Step 1: Identify the structure of the expression.
We need to simplify $\frac{1}{1+\sin\theta} + \frac{1}{1-\sin\theta}$. The two fractions share a pair of conjugate denominators, which suggests combining them under a common denominator.
Step 2: Find the common denominator.
The LCD is $(1+\sin\theta)(1-\sin\theta)$. Rewriting: \[ \frac{1-\sin\theta + 1+\sin\theta}{(1+\sin\theta)(1-\sin\theta)} = \frac{2}{(1+\sin\theta)(1-\sin\theta)}. \]
Step 3: Simplify the numerator.
The numerator $(1-\sin\theta)+(1+\sin\theta) = 2$. The $\sin\theta$ terms cancel.
Step 4: Simplify the denominator using a difference-of-squares identity.
$(1+\sin\theta)(1-\sin\theta) = 1 - \sin^2\theta$. This is a standard algebraic identity $(a+b)(a-b)=a^2-b^2$ with $a=1, b=\sin\theta$.
Step 5: Apply the Pythagorean identity.
By the fundamental identity $\sin^2\theta + \cos^2\theta = 1$, we get $1 - \sin^2\theta = \cos^2\theta$. So the expression becomes $\frac{2}{\cos^2\theta}$.

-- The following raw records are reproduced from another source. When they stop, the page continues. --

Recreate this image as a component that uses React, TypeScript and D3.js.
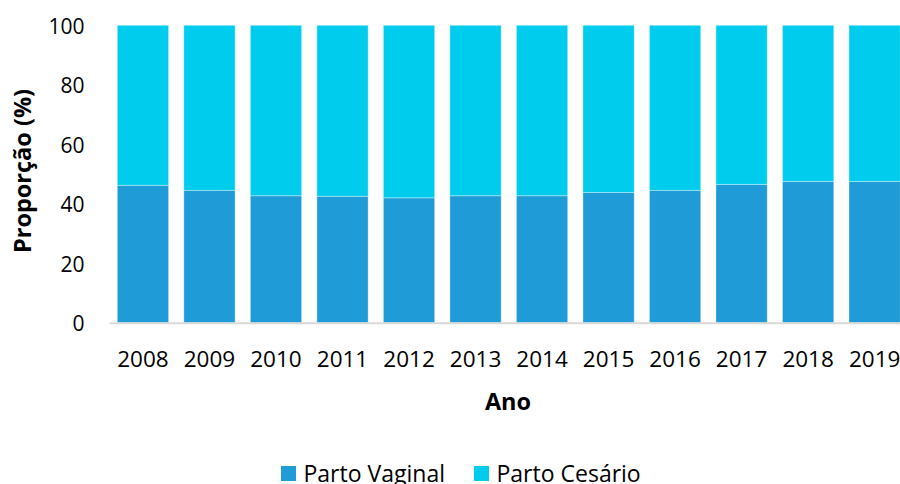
import React, { useEffect, useRef } from "react";
import * as d3 from "d3";

const anos = ["2008", "2009", "2010", "2011", "2012", "2013", "2014", "2015", "2016", "2017", "2018", "2019"];
const partoVaginal = [46.2, 44.5, 42.7, 42.5, 42.0, 42.7, 42.7, 43.8, 44.5, 46.5, 47.5, 47.5];
const partoCesario = [53.8, 55.5, 57.3, 57.5, 58.0, 57.3, 57.3, 56.2, 55.5, 53.5, 52.5, 52.5];
const yTicks = [0, 20, 40, 60, 80, 100];
const seriesNames = ["Parto Vaginal", "Parto Cesário"];
const seriesColors = ["#1f9bd7", "#00cdee"];

export default function App() {
  const ref = useRef<SVGSVGElement>(null);

  useEffect(() => {
    const svg = d3.select(ref.current);
    svg.selectAll("*").remove();

    const font = "'Open Sans', 'Noto Sans', sans-serif";

    const x = d3
      .scaleBand()
      .domain(anos)
      .range([109.7, 907.9])
      .paddingInner(0.229)
      .paddingOuter(0.1145);

    const y = d3.scaleLinear().domain([0, 100]).range([322.7, 25.3]);

    // rows for the stack
    const rows = anos.map((ano, i) => ({
      ano,
      vaginal: partoVaginal[i],
      cesario: partoCesario[i]
    }));
    const stack = d3.stack<any>().keys(["vaginal", "cesario"]);
    const layers = stack(rows);

    const g = svg.append("g");

    g.selectAll("g.layer")
      .data(layers)
      .enter()
      .append("g")
      .attr("class", "layer")
      .attr("fill", (d, i) => seriesColors[i])
      .selectAll("rect")
      .data((d) => d)
      .enter()
      .append("rect")
      .attr("x", (d: any) => x(d.data.ano) as number)
      .attr("y", (d) => y(d[1]))
      .attr("width", x.bandwidth())
      .attr("height", (d) => y(d[0]) - y(d[1]))
      .attr("stroke", "#ffffff")
      .attr("stroke-opacity", 0.35)
      .attr("stroke-width", 1);

    // x axis line
    g.append("line")
      .attr("x1", x.range()[0])
      .attr("x2", 900)
      .attr("y1", y(0) + 0.5)
      .attr("y2", y(0) + 0.5)
      .attr("stroke", "#d9d9d9")
      .attr("stroke-width", 2);

    // y tick labels
    g.selectAll("text.ytick")
      .data(yTicks)
      .enter()
      .append("text")
      .attr("class", "ytick")
      .attr("x", 84.5)
      .attr("y", (d) => y(d) + 1)
      .attr("dy", "0.36em")
      .attr("text-anchor", "end")
      .attr("font-family", font)
      .attr("font-size", "21px")
      .attr("fill", "#000")
      .text((d) => d);

    // x tick labels
    g.selectAll("text.xtick")
      .data(anos)
      .enter()
      .append("text")
      .attr("class", "xtick")
      .attr("x", (d) => (x(d) as number) + x.bandwidth() / 2)
      .attr("y", 367.3)
      .attr("text-anchor", "middle")
      .attr("font-family", font)
      .attr("font-size", "22.5px")
      .attr("fill", "#000")
      .text((d) => d);

    // axis titles
    g.append("text")
      .attr("x", 508)
      .attr("y", 410)
      .attr("text-anchor", "middle")
      .attr("font-family", font)
      .attr("font-weight", "bold")
      .attr("font-size", "23.5px")
      .attr("fill", "#000")
      .text("Ano");

    g.append("text")
      .attr("transform", "translate(30.5,171) rotate(-90)")
      .attr("text-anchor", "middle")
      .attr("font-family", font)
      .attr("font-weight", "bold")
      .attr("font-size", "23.5px")
      .attr("fill", "#000")
      .text("Proporção (%)");

    // legend
    const legendX = [281, 474];
    const legend = g
      .selectAll("g.legend")
      .data(seriesNames)
      .enter()
      .append("g")
      .attr("class", "legend")
      .attr("transform", (d, i) => "translate(" + legendX[i] + ",466)");

    legend
      .append("rect")
      .attr("width", 15)
      .attr("height", 15)
      .attr("fill", (d, i) => seriesColors[i]);

    legend
      .append("text")
      .attr("x", 22.5)
      .attr("y", 15.7)
      .attr("font-family", font)
      .attr("font-size", "23px")
      .attr("fill", "#000")
      .text((d) => d);
  }, []);

  return (
    <svg
      ref={ref}
      width={900}
      height={484}
      style={{ position: "absolute", left: 0, top: 0, background: "#fff" }}
    />
  );
}
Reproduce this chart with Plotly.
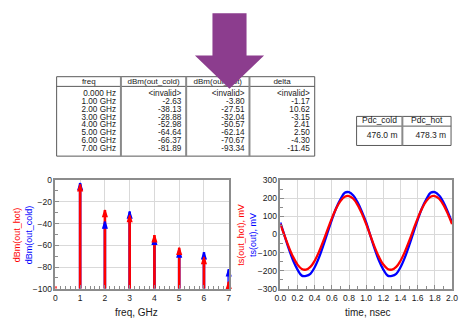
import plotly.graph_objects as go

W, H = 459, 321

# ---------------- data ----------------
freq_ghz = [0, 1, 2, 3, 4, 5, 6, 7]
freq_labels = ["0.000 Hz", "1.00 GHz", "2.00 GHz", "3.00 GHz",
               "4.00 GHz", "5.00 GHz", "6.00 GHz", "7.00 GHz"]
dbm_out_cold = [None, -2.63, -38.13, -28.88, -52.98, -64.64, -66.37, -81.89]
dbm_out_hot = [None, -3.80, -27.51, -32.04, -50.57, -62.14, -70.67, -93.34]
delta_db = [None, -1.17, 10.62, -3.15, 2.41, 2.50, -4.30, -11.45]
dc_hot_plotted = -97.5          # invalid DC bin, drawn just above the floor
table_headers = ["freq", "dBm(out_cold)", "dBm(out_hot)", "delta"]

pdc_headers = ["Pdc_cold", "Pdc_hot"]
pdc_values = ["476.0 m", "478.3 m"]

time_ns = [0.00, 0.05, 0.10, 0.15, 0.20, 0.25, 0.30, 0.35, 0.40, 0.45,
           0.50, 0.55, 0.60, 0.65, 0.70, 0.75, 0.80, 0.85, 0.90, 0.95,
           1.00, 1.05, 1.10, 1.15, 1.20, 1.25, 1.30, 1.35, 1.40, 1.45,
           1.50, 1.55, 1.60, 1.65, 1.70, 1.75, 1.80, 1.85, 1.90, 1.95, 2.00]
ts_out = [66, -8, -81, -145, -194, -227, -228, -217, -181, -128,
          -62, 10, 81, 145, 194, 230, 233, 215, 178, 126,
          66, -8, -81, -145, -194, -227, -228, -217, -181, -128,
          -62, 10, 81, 145, 194, 230, 233, 215, 178, 126, 66]
ts_out_hot = [57, -8, -71, -125, -166, -190, -194, -179, -145, -96,
              -37, 27, 89, 143, 184, 208, 212, 197, 163, 115,
              57, -8, -71, -125, -166, -190, -194, -179, -145, -96,
              -37, 27, 89, 143, 184, 208, 212, 197, 163, 115, 57]

# ---------------- styling ----------------
FONT = "Liberation Sans, Arial, sans-serif"
RED = "#ff0000"
BLUE = "#0000ff"
AXC = "#8c8c8c"
GRID = "#d9d9d9"
TXT = "#1a1a1a"
FLOOR = -100
TFS = 8.2  # table font size


def px_x(p):
    return p / W


def px_y(p):
    return 1 - p / H


fig = go.Figure()

# ---- spectrum stems ----
def stems(vals, floor):
    xs, ys = [], []
    for f, v in zip(freq_ghz, vals):
        if v is None:
            continue
        xs += [f, f, None]
        ys += [floor, v, None]
    return xs, ys

hot_plot = [dc_hot_plotted] + dbm_out_hot[1:]

xs, ys = stems(dbm_out_cold, FLOOR)
fig.add_trace(go.Scatter(x=xs, y=ys, mode="lines", line=dict(color=BLUE, width=2.6),
                         xaxis="x", yaxis="y", showlegend=False, hoverinfo="skip"))
xs, ys = stems(hot_plot, FLOOR)
fig.add_trace(go.Scatter(x=xs, y=ys, mode="lines", line=dict(color=RED, width=2.6),
                         xaxis="x", yaxis="y", showlegend=False, hoverinfo="skip"))
fig.add_trace(go.Scatter(x=freq_ghz, y=dbm_out_cold, mode="markers",
                         marker=dict(symbol="arrow", size=7, color=BLUE,
                                     line=dict(color=BLUE, width=1.3)),
                         cliponaxis=False, xaxis="x", yaxis="y", showlegend=False))
fig.add_trace(go.Scatter(x=freq_ghz, y=dbm_out_hot, mode="markers",
                         marker=dict(symbol="arrow", size=7, color=RED,
                                     line=dict(color=RED, width=1.3)),
                         cliponaxis=False, xaxis="x", yaxis="y", showlegend=False))

# ---- time domain ----
fig.add_trace(go.Scatter(x=time_ns, y=ts_out, mode="lines",
                         line=dict(color=BLUE, width=2.3, shape="spline"),
                         xaxis="x2", yaxis="y2", showlegend=False))
fig.add_trace(go.Scatter(x=time_ns, y=ts_out_hot, mode="lines",
                         line=dict(color=RED, width=2.3, shape="spline"),
                         xaxis="x2", yaxis="y2", showlegend=False))

# ---- tables (page-pixel overlay axes x3/y3) ----
T1_cols = [52, 118, 185, 250, 317]
T1_top, T1_head, T1_bot = 74, 84, 156
row0, row_pitch = 91.5, 8.2
pad = 5

def fmt(v):
    return "&lt;invalid&gt;" if v is None else f"{v:.2f}"

columns = [freq_labels,
           [fmt(v) for v in dbm_out_cold],
           [fmt(v) for v in dbm_out_hot],
           [fmt(v) for v in delta_db]]

fig.add_trace(go.Scatter(
    x=[(T1_cols[i] + T1_cols[i + 1]) / 2 for i in range(4)],
    y=[(T1_top + T1_head) / 2] * 4, text=table_headers, mode="text",
    textposition="middle center", textfont=dict(family=FONT, size=8, color=TXT),
    xaxis="x3", yaxis="y3", showlegend=False, hoverinfo="skip"))
for i, col in enumerate(columns):
    fig.add_trace(go.Scatter(
        x=[T1_cols[i + 1] - pad] * len(col),
        y=[row0 + k * row_pitch for k in range(len(col))],
        text=col, mode="text", textposition="middle left",
        textfont=dict(family=FONT, size=TFS, color=TXT),
        xaxis="x3", yaxis="y3", showlegend=False, hoverinfo="skip"))

T2_cols = [360, 407, 457]
T2_top, T2_head, T2_bot = 115, 125, 145
fig.add_trace(go.Scatter(
    x=[(T2_cols[i] + T2_cols[i + 1]) / 2 for i in range(2)],
    y=[(T2_top + T2_head) / 2] * 2, text=pdc_headers, mode="text",
    textposition="middle center", textfont=dict(family=FONT, size=8.5, color=TXT),
    xaxis="x3", yaxis="y3", showlegend=False, hoverinfo="skip"))
fig.add_trace(go.Scatter(
    x=[T2_cols[i + 1] - pad for i in range(2)],
    y=[(T2_head + T2_bot) / 2] * 2, text=pdc_values, mode="text",
    textposition="middle left", textfont=dict(family=FONT, size=8.5, color=TXT),
    xaxis="x3", yaxis="y3", showlegend=False, hoverinfo="skip"))

shapes = []
LC = "#5a5a5a"
def box(x0, y0, x1, y1, w=1, c=LC):
    shapes.append(dict(type="rect", xref="x3", yref="y3", x0=x0, y0=y0, x1=x1, y1=y1,
                       line=dict(color=c, width=w), layer="below"))
def seg(x0, y0, x1, y1, w=1, c=LC):
    shapes.append(dict(type="line", xref="x3", yref="y3", x0=x0, y0=y0, x1=x1, y1=y1,
                       line=dict(color=c, width=w), layer="below"))

box(T1_cols[0], T1_top, T1_cols[-1], T1_bot)
seg(T1_cols[0], T1_head, T1_cols[-1], T1_head)
for c in T1_cols[1:-1]:
    seg(c, T1_top, c, T1_bot, w=2, c="#8a8a8a")
box(T2_cols[0], T2_top, T2_cols[-1], T2_bot)
seg(T2_cols[0], T2_head, T2_cols[-1], T2_head)
seg(T2_cols[1], T2_top, T2_cols[1], T2_bot, w=2, c="#8a8a8a")

# purple arrow
shapes.append(dict(type="path", xref="x3", yref="y3",
                   path="M 212,8.5 L 247,8.5 L 247,52 L 265,52 L 229.5,86.5 L 194,52 L 212,52 Z",
                   fillcolor="#8c3d8e", line=dict(width=0), layer="above"))

# ---------------- axes ----------------
tickfont = dict(family=FONT, size=8.5, color=TXT)
common = dict(showline=True, linecolor=AXC, linewidth=1.5, mirror=True,
              ticks="inside", ticklen=4, tickcolor=AXC, showgrid=True,
              gridcolor=GRID, gridwidth=1, zeroline=False, tickfont=tickfont,
              ticklabeloverflow="allow")

ydom = [px_y(293), px_y(180.7)]
fig.update_layout(
    width=W, height=H, margin=dict(l=0, r=0, t=0, b=0),
    paper_bgcolor="white", plot_bgcolor="rgba(0,0,0,0)",
    xaxis=dict(domain=[px_x(50.7), px_x(228.7)], range=[0, 7], dtick=1, anchor="y",
               minor=dict(dtick=0.2, ticks="inside", ticklen=3, tickcolor=AXC, showgrid=False),
               **common),
    yaxis=dict(domain=ydom, range=[-100, 0], dtick=20, anchor="x",
               minor=dict(dtick=10, ticks="inside", ticklen=3, tickcolor=AXC, showgrid=False),
               **common),
    xaxis2=dict(domain=[px_x(281.7), px_x(458)], range=[0, 2], dtick=0.2, tickformat=".1f",
                anchor="y2",
                minor=dict(dtick=0.1, ticks="inside", ticklen=3, tickcolor=AXC, showgrid=False),
                **common),
    yaxis2=dict(domain=ydom, range=[-300, 300], dtick=100, anchor="x2",
                minor=dict(dtick=50, ticks="inside", ticklen=3, tickcolor=AXC, showgrid=False),
                **common),
    xaxis3=dict(domain=[0, 1], range=[0, W], visible=False, anchor="y3", fixedrange=True),
    yaxis3=dict(domain=[0, 1], range=[H, 0], visible=False, anchor="x3", fixedrange=True),
    shapes=shapes,
    annotations=[
        dict(text="freq, GHz", x=px_x(134), y=px_y(317.5), xref="paper", yref="paper",
             xanchor="center", yanchor="middle",
             showarrow=False, font=dict(family=FONT, size=10, color=TXT)),
        dict(text="time, nsec", x=px_x(372), y=px_y(317.5), xref="paper", yref="paper",
             xanchor="center", yanchor="middle",
             showarrow=False, font=dict(family=FONT, size=10, color=TXT)),
        dict(text=f'<span style="color:{RED}">dBm(out_hot)</span><br>'
                  f'<span style="color:{BLUE}">dBm(out_cold)</span>',
             x=px_x(17), y=px_y(237), xref="paper", yref="paper", textangle=-90,
             xanchor="center", yanchor="middle",
             showarrow=False, font=dict(family=FONT, size=9)),
        dict(text=f'<span style="color:{RED}">ts(out_hot), mV</span><br>'
                  f'<span style="color:{BLUE}">ts(out), mV</span>',
             x=px_x(247.5), y=px_y(237), xref="paper", yref="paper", textangle=-90,
             xanchor="center", yanchor="middle",
             showarrow=False, font=dict(family=FONT, size=9)),
    ],
)

fig.write_html("out.html")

Step 6: Express in terms of secant and state the answer.
Since $\sec\theta = \frac{1}{\cos\theta}$, we have $\frac{1}{\cos^2\theta} = \sec^2\theta$. Therefore: \[ \frac{1}{1+\sin\theta}+\frac{1}{1-\sin\theta} = 2\sec^2\theta. \] \[ \boxed{2\sec^2\theta} \]